> GIVEN DATA:
--------------------
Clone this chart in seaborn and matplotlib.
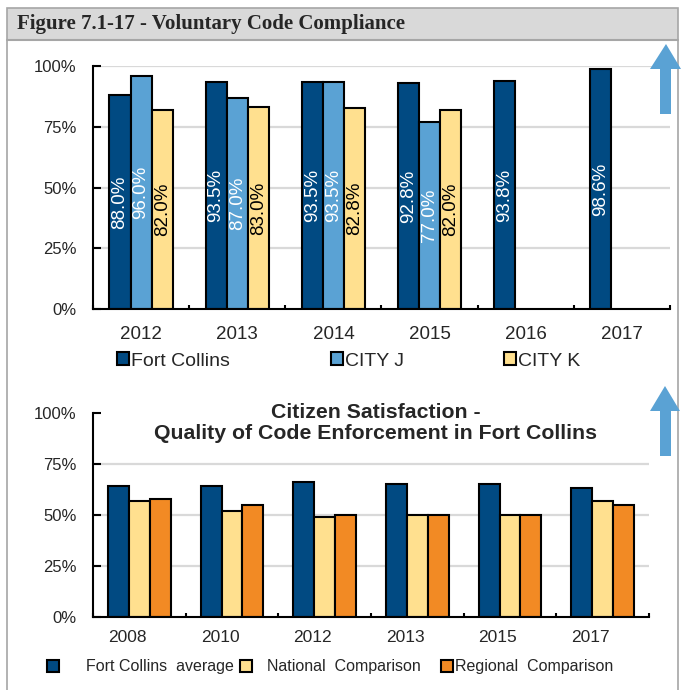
import numpy as np
import pandas as pd
import matplotlib
matplotlib.use("Agg")
import matplotlib.pyplot as plt
import matplotlib.transforms as mtransforms
from matplotlib.patches import Patch, Rectangle, Polygon
import seaborn as sns

# ================= DADOS =================
years_top = ['2012', '2013', '2014', '2015', '2016', '2017']
fort_collins = [88.0, 93.5, 93.5, 92.8, 93.8, 98.6]
city_j = [96.0, 87.0, 93.5, 77.0, np.nan, np.nan]
city_k = [82.0, 83.0, 82.8, 82.0, np.nan, np.nan]
series_top = ['Fort Collins', 'CITY J', 'CITY K']

years_bottom = ['2008', '2010', '2012', '2013', '2015', '2017']
fc_average = [64, 64, 66, 65, 65, 63]
national = [57, 52, 49, 50, 50, 57]
regional = [58, 55, 50, 50, 50, 55]
series_bottom = ['Fort Collins  average', 'National  Comparison', 'Regional  Comparison']

pct_ticks = [0, 25, 50, 75, 100]

# ================= CORES =================
NAVY = '#014a82'
LBLUE = '#5aa2d4'
YELLOW = '#ffe08f'
ORANGE = '#f28a24'
GRID = '#d9d9d9'
ARROW = '#5aa2d4'

sns.set_theme(style='white')
plt.rcParams['font.family'] = ['Liberation Sans', 'DejaVu Sans']

W, H = 683, 690
def fx(x):
    return x / W
def fy(y):
    return 1 - y / H

fig = plt.figure(figsize=(W / 100, H / 100), dpi=100)

# moldura e cabeçalho
fig.add_artist(Rectangle((fx(7), fy(40)), (678 - 7) / W, 32 / H, transform=fig.transFigure,
                         facecolor='#d9d9d9', edgecolor='none', zorder=0))
fig.add_artist(Rectangle((fx(7), fy(700)), (678 - 7) / W, (700 - 8) / H, transform=fig.transFigure,
                         facecolor='none', edgecolor='#a6a6a6', lw=1.2, zorder=1))
fig.add_artist(plt.Line2D([fx(7), fx(678)], [fy(40), fy(40)], transform=fig.transFigure,
                          color='#a6a6a6', lw=1.5))
fig.text(fx(17), fy(24), 'Figure 7.1-17 - Voluntary Code Compliance', fontfamily='Liberation Serif',
         fontweight='bold', fontsize=15, va='center', ha='left')


def montar_df(anos, valores, nomes):
    linhas = []
    for nome, vals in zip(nomes, valores):
        for ano, v in zip(anos, vals):
            linhas.append({'ano': ano, 'serie': nome, 'valor': v})
    return pd.DataFrame(linhas).dropna()


def estilo_eixo(ax, n, draw_top_grid):
    ax.set_xlim(-0.5, n - 0.5)
    ax.set_ylim(0, 100)
    for g in pct_ticks[1:]:
        if g == 100 and not draw_top_grid:
            continue
        ax.axhline(g, color=GRID, lw=1.6, zorder=0)
    for s in ['top', 'right']:
        ax.spines[s].set_visible(False)
    for s in ['left', 'bottom']:
        ax.spines[s].set_color('black')
        ax.spines[s].set_linewidth(1.5)
        ax.spines[s].set_zorder(5)
    ax.set_yticks(pct_ticks)
    ax.set_yticklabels([f'{t}%' for t in pct_ticks])
    ax.tick_params(axis='y', direction='in', length=6, width=1.5, color='black',
                   labelsize=12, pad=12, left=True)
    ax.set_xticks(np.arange(-0.5, n, 1.0), minor=True)
    ax.tick_params(axis='x', which='minor', direction='in', length=3, width=1.5, color='black', bottom=True)
    ax.tick_params(axis='x', which='major', length=0)
    ax.set_xlabel('')
    ax.set_ylabel('')


# ================= GRÁFICO 1 =================
ax1 = fig.add_axes([fx(93), fy(309), (670 - 93) / W, (309 - 66) / H])
df_top = montar_df(years_top, [fort_collins, city_j, city_k], series_top)
sns.barplot(data=df_top, x='ano', y='valor', hue='serie', order=years_top, hue_order=series_top,
            palette=[NAVY, LBLUE, YELLOW], saturation=1, width=0.66, errorbar=None,
            edgecolor='black', linewidth=1.5, legend=False, ax=ax1, zorder=2)
estilo_eixo(ax1, len(years_top), True)
ax1.tick_params(axis='x', which='major', labelsize=13.5, pad=12)

cores_rotulo = ['white', 'white', 'black']
for cont, cor in zip(ax1.containers, cores_rotulo):
    ax1.bar_label(cont, fmt='{:.1f}%', label_type='center', rotation=90, color=cor, fontsize=13.5)

# legenda de cima (uma por entrada para controlar a posição)
for nome, cor, xpos in zip(series_top, [NAVY, LBLUE, YELLOW], [117, 331, 504]):
    fig.legend(handles=[Patch(facecolor=cor, edgecolor='black', lw=1.5)], labels=[nome],
               loc='center left', bbox_to_anchor=(fx(xpos), fy(361)), frameon=False, fontsize=14,
               handlelength=0.62, handleheight=0.62, handletextpad=0.12, borderpad=0, borderaxespad=0)

# ================= GRÁFICO 2 =================
ax2 = fig.add_axes([fx(93), fy(617), (649 - 93) / W, (617 - 413) / H])
df_bot = montar_df(years_bottom, [fc_average, national, regional], series_bottom)
sns.barplot(data=df_bot, x='ano', y='valor', hue='serie', order=years_bottom, hue_order=series_bottom,
            palette=[NAVY, YELLOW, ORANGE], saturation=1, width=0.675, errorbar=None,
            edgecolor='black', linewidth=1.5, legend=False, ax=ax2, zorder=2)
estilo_eixo(ax2, len(years_bottom), False)
ax2.tick_params(axis='x', which='major', labelsize=12.5, pad=9)
desloc = mtransforms.ScaledTranslation(-12 / 100, 0, fig.dpi_scale_trans)
for lbl in ax2.get_xticklabels():
    lbl.set_transform(lbl.get_transform() + desloc)

fig.text(fx(376), fy(423), 'Citizen Satisfaction -\nQuality of Code Enforcement in Fort Collins',
         ha='center', va='center', multialignment='center', fontsize=15.3, fontweight='bold',
         linespacing=1.1)

for nome, cor, xpos, pad in zip(series_bottom, [NAVY, YELLOW, ORANGE], [47, 240, 441], [1.75, 1.0, 0.15]):
    fig.legend(handles=[Patch(facecolor=cor, edgecolor='black', lw=1.5)], labels=[nome],
               loc='center left', bbox_to_anchor=(fx(xpos), fy(667)), frameon=False, fontsize=11.5,
               handlelength=0.72, handleheight=0.72, handletextpad=pad, borderpad=0, borderaxespad=0)

# setas azuis
seta_top = [(660, 114), (660, 69), (650, 69), (666, 44), (681, 69), (671, 69), (671, 114)]
seta_bot = [(660, 456), (660, 411), (650, 411), (665, 386), (680, 411), (671, 411), (671, 456)]
for pts in [seta_top, seta_bot]:
    fig.add_artist(Polygon([(fx(x), fy(y)) for x, y in pts], closed=True, transform=fig.transFigure,
                           facecolor=ARROW, edgecolor='none', zorder=10))

fig.savefig('out.png', dpi=100)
--------------------
> TASK DIRECTIONS:
Omit pictures; set down the rest of the material word for word.

> SOLUTION TO THIS PROBLEM:
Clone this chart in seaborn and matplotlib.
import numpy as np
import pandas as pd
import matplotlib
matplotlib.use("Agg")
import matplotlib.pyplot as plt
import matplotlib.transforms as mtransforms
from matplotlib.patches import Patch, Rectangle, Polygon
import seaborn as sns

# ================= DADOS =================
years_top = ['2012', '2013', '2014', '2015', '2016', '2017']
fort_collins = [88.0, 93.5, 93.5, 92.8, 93.8, 98.6]
city_j = [96.0, 87.0, 93.5, 77.0, np.nan, np.nan]
city_k = [82.0, 83.0, 82.8, 82.0, np.nan, np.nan]
series_top = ['Fort Collins', 'CITY J', 'CITY K']

years_bottom = ['2008', '2010', '2012', '2013', '2015', '2017']
fc_average = [64, 64, 66, 65, 65, 63]
national = [57, 52, 49, 50, 50, 57]
regional = [58, 55, 50, 50, 50, 55]
series_bottom = ['Fort Collins  average', 'National  Comparison', 'Regional  Comparison']

pct_ticks = [0, 25, 50, 75, 100]

# ================= CORES =================
NAVY = '#014a82'
LBLUE = '#5aa2d4'
YELLOW = '#ffe08f'
ORANGE = '#f28a24'
GRID = '#d9d9d9'
ARROW = '#5aa2d4'

sns.set_theme(style='white')
plt.rcParams['font.family'] = ['Liberation Sans', 'DejaVu Sans']

W, H = 683, 690
def fx(x):
    return x / W
def fy(y):
    return 1 - y / H

fig = plt.figure(figsize=(W / 100, H / 100), dpi=100)

# moldura e cabeçalho
fig.add_artist(Rectangle((fx(7), fy(40)), (678 - 7) / W, 32 / H, transform=fig.transFigure,
                         facecolor='#d9d9d9', edgecolor='none', zorder=0))
fig.add_artist(Rectangle((fx(7), fy(700)), (678 - 7) / W, (700 - 8) / H, transform=fig.transFigure,
                         facecolor='none', edgecolor='#a6a6a6', lw=1.2, zorder=1))
fig.add_artist(plt.Line2D([fx(7), fx(678)], [fy(40), fy(40)], transform=fig.transFigure,
                          color='#a6a6a6', lw=1.5))
fig.text(fx(17), fy(24), 'Figure 7.1-17 - Voluntary Code Compliance', fontfamily='Liberation Serif',
         fontweight='bold', fontsize=15, va='center', ha='left')


def montar_df(anos, valores, nomes):
    linhas = []
    for nome, vals in zip(nomes, valores):
        for ano, v in zip(anos, vals):
            linhas.append({'ano': ano, 'serie': nome, 'valor': v})
    return pd.DataFrame(linhas).dropna()


def estilo_eixo(ax, n, draw_top_grid):
    ax.set_xlim(-0.5, n - 0.5)
    ax.set_ylim(0, 100)
    for g in pct_ticks[1:]:
        if g == 100 and not draw_top_grid:
            continue
        ax.axhline(g, color=GRID, lw=1.6, zorder=0)
    for s in ['top', 'right']:
        ax.spines[s].set_visible(False)
    for s in ['left', 'bottom']:
        ax.spines[s].set_color('black')
        ax.spines[s].set_linewidth(1.5)
        ax.spines[s].set_zorder(5)
    ax.set_yticks(pct_ticks)
    ax.set_yticklabels([f'{t}%' for t in pct_ticks])
    ax.tick_params(axis='y', direction='in', length=6, width=1.5, color='black',
                   labelsize=12, pad=12, left=True)
    ax.set_xticks(np.arange(-0.5, n, 1.0), minor=True)
    ax.tick_params(axis='x', which='minor', direction='in', length=3, width=1.5, color='black', bottom=True)
    ax.tick_params(axis='x', which='major', length=0)
    ax.set_xlabel('')
    ax.set_ylabel('')


# ================= GRÁFICO 1 =================
ax1 = fig.add_axes([fx(93), fy(309), (670 - 93) / W, (309 - 66) / H])
df_top = montar_df(years_top, [fort_collins, city_j, city_k], series_top)
sns.barplot(data=df_top, x='ano', y='valor', hue='serie', order=years_top, hue_order=series_top,
            palette=[NAVY, LBLUE, YELLOW], saturation=1, width=0.66, errorbar=None,
            edgecolor='black', linewidth=1.5, legend=False, ax=ax1, zorder=2)
estilo_eixo(ax1, len(years_top), True)
ax1.tick_params(axis='x', which='major', labelsize=13.5, pad=12)

cores_rotulo = ['white', 'white', 'black']
for cont, cor in zip(ax1.containers, cores_rotulo):
    ax1.bar_label(cont, fmt='{:.1f}%', label_type='center', rotation=90, color=cor, fontsize=13.5)

# legenda de cima (uma por entrada para controlar a posição)
for nome, cor, xpos in zip(series_top, [NAVY, LBLUE, YELLOW], [117, 331, 504]):
    fig.legend(handles=[Patch(facecolor=cor, edgecolor='black', lw=1.5)], labels=[nome],
               loc='center left', bbox_to_anchor=(fx(xpos), fy(361)), frameon=False, fontsize=14,
               handlelength=0.62, handleheight=0.62, handletextpad=0.12, borderpad=0, borderaxespad=0)

# ================= GRÁFICO 2 =================
ax2 = fig.add_axes([fx(93), fy(617), (649 - 93) / W, (617 - 413) / H])
df_bot = montar_df(years_bottom, [fc_average, national, regional], series_bottom)
sns.barplot(data=df_bot, x='ano', y='valor', hue='serie', order=years_bottom, hue_order=series_bottom,
            palette=[NAVY, YELLOW, ORANGE], saturation=1, width=0.675, errorbar=None,
            edgecolor='black', linewidth=1.5, legend=False, ax=ax2, zorder=2)
estilo_eixo(ax2, len(years_bottom), False)
ax2.tick_params(axis='x', which='major', labelsize=12.5, pad=9)
desloc = mtransforms.ScaledTranslation(-12 / 100, 0, fig.dpi_scale_trans)
for lbl in ax2.get_xticklabels():
    lbl.set_transform(lbl.get_transform() + desloc)

fig.text(fx(376), fy(423), 'Citizen Satisfaction -\nQuality of Code Enforcement in Fort Collins',
         ha='center', va='center', multialignment='center', fontsize=15.3, fontweight='bold',
         linespacing=1.1)

for nome, cor, xpos, pad in zip(series_bottom, [NAVY, YELLOW, ORANGE], [47, 240, 441], [1.75, 1.0, 0.15]):
    fig.legend(handles=[Patch(facecolor=cor, edgecolor='black', lw=1.5)], labels=[nome],
               loc='center left', bbox_to_anchor=(fx(xpos), fy(667)), frameon=False, fontsize=11.5,
               handlelength=0.72, handleheight=0.72, handletextpad=pad, borderpad=0, borderaxespad=0)

# setas azuis
seta_top = [(660, 114), (660, 69), (650, 69), (666, 44), (681, 69), (671, 69), (671, 114)]
seta_bot = [(660, 456), (660, 411), (650, 411), (665, 386), (680, 411), (671, 411), (671, 456)]
for pts in [seta_top, seta_bot]:
    fig.add_artist(Polygon([(fx(x), fy(y)) for x, y in pts], closed=True, transform=fig.transFigure,
                           facecolor=ARROW, edgecolor='none', zorder=10))

fig.savefig('out.png', dpi=100)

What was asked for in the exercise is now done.